Often protein is automatically linked to consuming lean meat or expensive protein powders. But in reality, the list of plant-based protein sources is extremely extensive and absolutely delicious. So whether you consume a plant-based diet or simply are in need of some plant-based protein in your life, check out the list below!
Protein is often the talk of the town when it comes to health, weight loss, and forming lean muscle – for great reason! Protein is an essential component of a healthy diet, being made up of essential chemical building blocks called ‘amino acids’. Our bodies use these amino acids to build and repair muscles, bones, and assists in the creation of hormones and enzymes. On top of this, protein can be used as an energy source, a fat-burner, and an appetite suppressor. What can’t it do? We absolutely love incorporating these plant-based protein sources in all sorts of delicious meals. Which are your favourites?
Tofu is an extremely common vegan substitute for meats in many meals such as stir-fries, salads, and curries. Tofu is made from condensed soy milk that is compressed into small white blocks, in a process that isn’t dissimilar to cheese making. About 8% of tofu is made up of protein, making it an excellent source for non-meat eaters! Marinating tofu in delicious sauces and spices is often the best way to add tofu into many delicious meals. Tofu is very nutrient-dense, being low in calories, with 100 grams coming in at only about 75 calories.
Chickpeas are part of the bean family, and are so incredibly versatile in terms of how they can be enjoyed! Whether it be raw in a salad, roasted in the air fryer, or mixed into a stir fry, they are such a great go-to! And apart from being deliciously crunchy, full of fibre and plenty of essential vitamins, a cup of chickpeas provides almost one-third of an adult’s daily protein needs. They are incredible for your digestive needs, bone health, and heart health. Roast some up today!
Quinoa is not only plant-based, but it is also gluten-free, making it a grain source that is suitable for almost everyone! It also is a food that is known as a ‘complete’ protein source, with all nine essential amino acids being present! In just 1 cup of cooked quinoa, you will find 8g of protein, making it much higher than other filler wholegrain substitutes such as rice or couscous.

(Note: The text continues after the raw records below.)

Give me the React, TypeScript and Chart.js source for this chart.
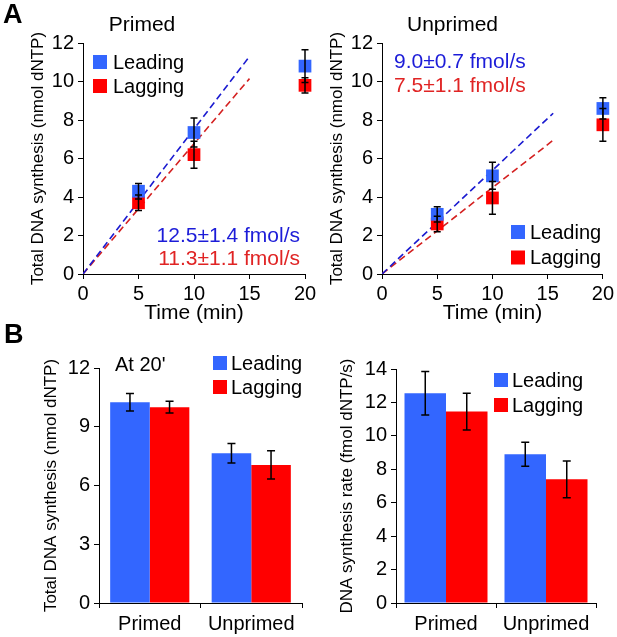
import React, { useEffect, useRef } from "react";
import { Chart, registerables } from "chart.js";
Chart.register(...registerables);

const FONT = "'Liberation Sans', Arial, sans-serif";
const BLUE = "#3366ff";
const RED = "#ff0000";
const LINE_BLUE = "#1a1ad0";
const LINE_RED = "#d42020";
const TEXT_BLUE = "#1c1cd8";
const TEXT_RED = "#e02424";

// ---------- Panel A data ----------
const timePoints = [5, 10, 20];
const timeTicks = [0, 5, 10, 15, 20];
const primedLeading = [4.3, 7.35, 10.8];
const primedLeadingErr = [0.4, 0.75, 0.85];
const primedLagging = [3.7, 6.2, 9.8];
const primedLaggingErr = [0.4, 0.7, 0.4];
const unprimedLeading = [3.1, 5.1, 8.6];
const unprimedLeadingErr = [0.4, 0.7, 0.55];
const unprimedLagging = [2.6, 3.95, 7.75];
const unprimedLaggingErr = [0.4, 0.85, 0.85];
// linear fit lines (end points)
const primedFitX = [0, 15];
const primedLeadingFit = [0, 11.3];
const primedLaggingFit = [0, 10.15];
const unprimedFitX = [0, 15.5];
const unprimedLeadingFit = [0, 8.35];
const unprimedLaggingFit = [0, 6.95];
const primedRates = ["12.5±1.4 fmol/s", "11.3±1.1 fmol/s"];
const unprimedRates = ["9.0±0.7 fmol/s", "7.5±1.1 fmol/s"];
const seriesNames = ["Leading", "Lagging"];

// ---------- Panel B data ----------
const conditions = ["Primed", "Unprimed"];
const totalLeading = [10.25, 7.65];
const totalLeadingErr = [0.45, 0.5];
const totalLagging = [10.0, 7.05];
const totalLaggingErr = [0.3, 0.72];
const rateLeading = [12.55, 8.9];
const rateLeadingErr = [1.3, 0.72];
const rateLagging = [11.45, 7.4];
const rateLaggingErr = [1.1, 1.1];

// ---------- plugins ----------
const errorBarPlugin = {
  id: "errorBars",
  afterDatasetsDraw(chart: any, _args: any, opts: any) {
    const ctx = chart.ctx;
    ctx.save();
    ctx.strokeStyle = "#000";
    ctx.lineWidth = opts.lineWidth || 1.5;
    const cap = (opts.cap || 7) / 2;
    chart.data.datasets.forEach((ds: any, i: number) => {
      if (!ds.errors) return;
      const meta = chart.getDatasetMeta(i);
      const yScale = chart.scales[meta.yAxisID];
      meta.data.forEach((el: any, j: number) => {
        const raw = ds.data[j];
        const v = typeof raw === "object" ? raw.y : raw;
        const e = ds.errors[j];
        const x = el.x;
        const yt = yScale.getPixelForValue(v + e);
        const yb = yScale.getPixelForValue(v - e);
        ctx.beginPath();
        ctx.moveTo(x, yt);
        ctx.lineTo(x, yb);
        ctx.moveTo(x - cap, yt);
        ctx.lineTo(x + cap, yt);
        ctx.moveTo(x - cap, yb);
        ctx.lineTo(x + cap, yb);
        ctx.stroke();
      });
    });
    ctx.restore();
  },
};

const squareLegendPlugin = {
  id: "squareLegend",
  afterDraw(chart: any, _args: any, opts: any) {
    if (!opts || opts.x === undefined) return;
    const ctx = chart.ctx;
    ctx.save();
    ctx.font = `${opts.size || 20}px ${FONT}`;
    ctx.textBaseline = "middle";
    ctx.textAlign = "left";
    let row = 0;
    chart.data.datasets.forEach((ds: any) => {
      if (!ds.inLegend) return;
      const cy = opts.y + row * opts.spacing;
      const b = opts.box || 14;
      ctx.fillStyle = ds.backgroundColor;
      ctx.fillRect(opts.x, cy - b / 2, b, b);
      ctx.fillStyle = "#000";
      ctx.fillText(ds.label, opts.textX, cy + 1);
      row++;
    });
    ctx.restore();
  },
};

const textPlugin = {
  id: "texts",
  afterDraw(chart: any, _args: any, opts: any) {
    if (!opts || !opts.items) return;
    const ctx = chart.ctx;
    ctx.save();
    ctx.textBaseline = "middle";
    opts.items.forEach((it: any) => {
      ctx.font = `${it.bold ? "bold " : ""}${it.size}px ${FONT}`;
      ctx.fillStyle = it.color || "#000";
      ctx.textAlign = it.align || "left";
      ctx.fillText(it.text, it.x, it.y);
    });
    ctx.restore();
  },
};

Chart.register(errorBarPlugin, squareLegendPlugin, textPlugin);

type Area = { left: number; top: number; right: number; bottom: number };

function axisCommon() {
  return {
    grid: { display: true, drawOnChartArea: false, color: "#000", tickLength: 5, lineWidth: 1 },
    border: { display: true, color: "#000", width: 1 },
  };
}

function buildTimeCourse(
  w: number,
  h: number,
  area: Area,
  leading: number[],
  leadingErr: number[],
  lagging: number[],
  laggingErr: number[],
  fitX: number[],
  leadFit: number[],
  lagFit: number[],
  yTitlePad: number,
  legend: any,
  texts: any[]
) {
  const pts = (ys: number[]) => timePoints.map((t, i) => ({ x: t, y: ys[i] }));
  const fit = (ys: number[]) => fitX.map((t, i) => ({ x: t, y: ys[i] }));
  return {
    type: "scatter",
    data: {
      datasets: [
        {
          label: seriesNames[0],
          inLegend: true,
          data: pts(leading),
          errors: leadingErr,
          backgroundColor: BLUE,
          borderWidth: 0,
          pointStyle: "rect",
          pointRadius: 9,
          pointHoverRadius: 9,
          clip: false,
        },
        {
          label: seriesNames[1],
          inLegend: true,
          data: pts(lagging),
          errors: laggingErr,
          backgroundColor: RED,
          borderWidth: 0,
          pointStyle: "rect",
          pointRadius: 9,
          pointHoverRadius: 9,
          clip: false,
        },
        {
          type: "line",
          label: "fit leading",
          data: fit(leadFit),
          borderColor: LINE_BLUE,
          borderWidth: 1.6,
          borderDash: [7, 4],
          pointRadius: 0,
          fill: false,
          showLine: true,
        },
        {
          type: "line",
          label: "fit lagging",
          data: fit(lagFit),
          borderColor: LINE_RED,
          borderWidth: 1.6,
          borderDash: [7, 4],
          pointRadius: 0,
          fill: false,
          showLine: true,
        },
      ],
    },
    options: {
      responsive: false,
      maintainAspectRatio: false,
      animation: false,
      events: [],
      layout: { padding: { top: area.top, right: w - area.right, left: 0, bottom: 0 } },
      plugins: {
        legend: { display: false },
        tooltip: { enabled: false },
        errorBars: { cap: 7, lineWidth: 1.5 },
        squareLegend: legend,
        texts: { items: texts },
      },
      scales: {
        x: {
          type: "linear",
          min: 0,
          max: 20,
          afterBuildTicks: (s: any) => {
            s.ticks = timeTicks.map((v) => ({ value: v }));
          },
          afterFit: (s: any) => {
            s.height = h - area.bottom;
          },
          ticks: { font: { family: FONT, size: 20 }, color: "#000", padding: 3, maxRotation: 0 },
          title: {
            display: true,
            text: "Time (min)",
            color: "#000",
            font: { family: FONT, size: 21 },
            padding: { top: 0, bottom: 4 },
          },
          ...axisCommon(),
        },
        y: {
          min: 0,
          max: 12,
          ticks: { stepSize: 2, font: { family: FONT, size: 20 }, color: "#000", padding: 4 },
          afterFit: (s: any) => {
            s.width = area.left;
          },
          title: {
            display: true,
            text: "Total DNA synthesis (nmol dNTP)",
            color: "#000",
            font: { family: FONT, size: 17 },
            padding: { top: yTitlePad, bottom: 0 },
          },
          ...axisCommon(),
        },
      },
    },
  };
}

function buildBars(
  w: number,
  h: number,
  area: Area,
  leading: number[],
  leadingErr: number[],
  lagging: number[],
  laggingErr: number[],
  yMax: number,
  yStep: number,
  yTitle: string,
  yTitlePad: number,
  catPct: number,
  legend: any,
  texts: any[]
) {
  return {
    type: "bar",
    data: {
      labels: conditions,
      datasets: [
        {
          label: seriesNames[0],
          inLegend: true,
          data: leading,
          errors: leadingErr,
          backgroundColor: BLUE,
          borderWidth: 0,
          barPercentage: 1,
          categoryPercentage: catPct,
        },
        {
          label: seriesNames[1],
          inLegend: true,
          data: lagging,
          errors: laggingErr,
          backgroundColor: RED,
          borderWidth: 0,
          barPercentage: 1,
          categoryPercentage: catPct,
        },
      ],
    },
    options: {
      responsive: false,
      maintainAspectRatio: false,
      animation: false,
      events: [],
      layout: { padding: { top: area.top, right: w - area.right, left: 0, bottom: 0 } },
      plugins: {
        legend: { display: false },
        tooltip: { enabled: false },
        errorBars: { cap: 8, lineWidth: 1.5 },
        squareLegend: legend,
        texts: { items: texts },
      },
      scales: {
        x: {
          afterFit: (s: any) => {
            s.height = h - area.bottom;
          },
          ticks: { font: { family: FONT, size: 20 }, color: "#000", padding: 4, maxRotation: 0 },
          ...axisCommon(),
          grid: { display: true, drawOnChartArea: false, color: "#000", tickLength: 5, lineWidth: 1, offset: true },
        },
        y: {
          min: 0,
          max: yMax,
          ticks: { stepSize: yStep, font: { family: FONT, size: 20 }, color: "#000", padding: 4 },
          afterFit: (s: any) => {
            s.width = area.left;
          },
          title: {
            display: true,
            text: yTitle,
            color: "#000",
            font: { family: FONT, size: 17 },
            padding: { top: yTitlePad, bottom: 0 },
          },
          ...axisCommon(),
        },
      },
    },
  };
}

function ChartCanvas(props: { left: number; top: number; width: number; height: number; build: () => any }) {
  const ref = useRef<HTMLCanvasElement>(null);
  useEffect(() => {
    const chart = new Chart(ref.current as HTMLCanvasElement, props.build());
    return () => chart.destroy();
  }, []);
  return (
    <canvas
      ref={ref}
      width={props.width}
      height={props.height}
      style={{ position: "absolute", left: props.left, top: props.top, width: props.width, height: props.height }}
    />
  );
}

export default function App() {
  const AL = { w: 320, h: 330 };
  const AR = { w: 305, h: 330 };
  const BL = { w: 312, h: 319 };
  const BR = { w: 305, h: 319 };
  return (
    <div style={{ position: "absolute", left: 0, top: 0, width: 617, height: 637, background: "#fff", overflow: "hidden" }}>
      <ChartCanvas
        left={0}
        top={0}
        width={AL.w}
        height={AL.h}
        build={() =>
          buildTimeCourse(
            AL.w,
            AL.h,
            { left: 83, top: 43, right: 305, bottom: 274 },
            primedLeading,
            primedLeadingErr,
            primedLagging,
            primedLaggingErr,
            primedFitX,
            primedLeadingFit,
            primedLaggingFit,
            28,
            { x: 93, y: 62, spacing: 24, box: 14, textX: 113, size: 20 },
            [
              { text: "A", x: 3, y: 16, size: 27, bold: true },
              { text: "Primed", x: 142, y: 25, size: 21, align: "center" },
              { text: primedRates[0], x: 300, y: 236, size: 21, align: "right", color: TEXT_BLUE },
              { text: primedRates[1], x: 300, y: 259, size: 21, align: "right", color: TEXT_RED },
            ]
          )
        }
      />
      <ChartCanvas
        left={312}
        top={0}
        width={AR.w}
        height={AR.h}
        build={() =>
          buildTimeCourse(
            AR.w,
            AR.h,
            { left: 70, top: 43, right: 292, bottom: 274 },
            unprimedLeading,
            unprimedLeadingErr,
            unprimedLagging,
            unprimedLaggingErr,
            unprimedFitX,
            unprimedLeadingFit,
            unprimedLaggingFit,
            15,
            { x: 199, y: 232, spacing: 25.5, box: 14, textX: 218, size: 20 },
            [
              { text: "Unprimed", x: 140.5, y: 25, size: 21, align: "center" },
              { text: unprimedRates[0], x: 82, y: 62, size: 21, align: "left", color: TEXT_BLUE },
              { text: unprimedRates[1], x: 82, y: 86, size: 21, align: "left", color: TEXT_RED },
            ]
          )
        }
      />
      <ChartCanvas
        left={0}
        top={318}
        width={BL.w}
        height={BL.h}
        build={() =>
          buildBars(
            BL.w,
            BL.h,
            { left: 99, top: 50, right: 302, bottom: 285 },
            totalLeading,
            totalLeadingErr,
            totalLagging,
            totalLaggingErr,
            12,
            3,
            "Total DNA synthesis (nmol dNTP)",
            41,
            0.78,
            { x: 213, y: 45, spacing: 24, box: 14, textX: 231, size: 20 },
            [
              { text: "B", x: 4, y: 18, size: 27, bold: true },
              { text: "At 20'", x: 115, y: 47, size: 20, align: "left" },
            ]
          )
        }
      />
      <ChartCanvas
        left={312}
        top={318}
        width={BR.w}
        height={BR.h}
        build={() =>
          buildBars(
            BR.w,
            BR.h,
            { left: 84, top: 51, right: 284, bottom: 285 },
            rateLeading,
            rateLeadingErr,
            rateLagging,
            rateLaggingErr,
            14,
            2,
            "DNA synthesis rate (fmol dNTP/s)",
            25,
            0.83,
            { x: 182, y: 62, spacing: 25, box: 14, textX: 200, size: 20 },
            []
          )
        }
      />
    </div>
  );
}
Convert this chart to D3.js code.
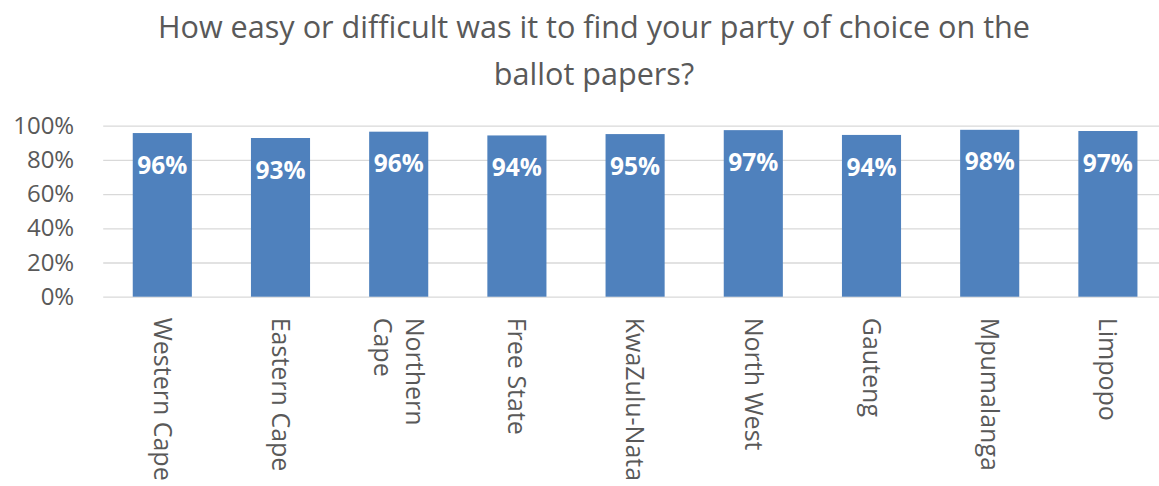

Beans, similarly to lentils, come in a whole variety of types. With over 400 edible beans available for human consumption, some of the most popular include edamame, kidney beans, black beans, cannellini beans, butter beans, and red beans. In fact, lentils and chickpeas fall into the beans and legumes family too! Beans are extremely common in Mexican meals, stews, soups, and plenty more similar meals. For an idea of the high levels of protein in beans, there is 24g of protein in 100 grams of raw kidney beans and 18g in 100 grams of edamame.
Lentils come in a whole range of different types, all named predominantly after the colour they hold. Each type is great for different meal types. The most common type is the brown lentil, that when added to meals such as stews, keeps its shape extremely well, and has a delicious earthy flavour. Lentils contain one of the highest levels of protein of any legume or seed, containing about 18g per 1 cup of lentils. They are an inexpensive addition to one’s diet to provide a whole heap of protein, as well as plenty of magnesium, B vitamins, and zinc.
Greek yoghurt is an absolute go-to food to pop with your favourite granola and berries for breakfast. But, it also makes for a delicious and lower calorie alternative to a number of dairy additions such as sour cream, and of course is the main ingredient for the delicious dip, Tzatziki! Greek yoghurt, contains nearly triple the amount of protein as regular yoghurt, due to the particular straining process it goes through. This also is the cause for Greek yoghurt’s thicker consistency and sour taste.
Eggs are a super simple, versatile, and delicious option to add to a multitude of yummy meals. Whether you are having a poached egg on top of your avo smash or popping a boiled egg on top of your salad at lunch, you are consuming about 6g of protein in a large egg! A serving of eggs (2 eggs) makes up 12g of protein, being approximately 27% of a woman’s recommended dietary intake. The dense nutrition of eggs is extremely extensive, with a plethora of essential vitamins and minerals being found in them!
Cottage cheese is an awesome option when aiming for a lower calories cheese option. On top of this, the nutritional density is extremely high. One cup of low-fat cottage cheese contains approximately 28g of protein, as well as high levels of calcium, vitamin B12, and B6. What a superfood! Cottage cheese can be enjoyed by itself, as a spread or as an ingredient in a number of delicious recipes.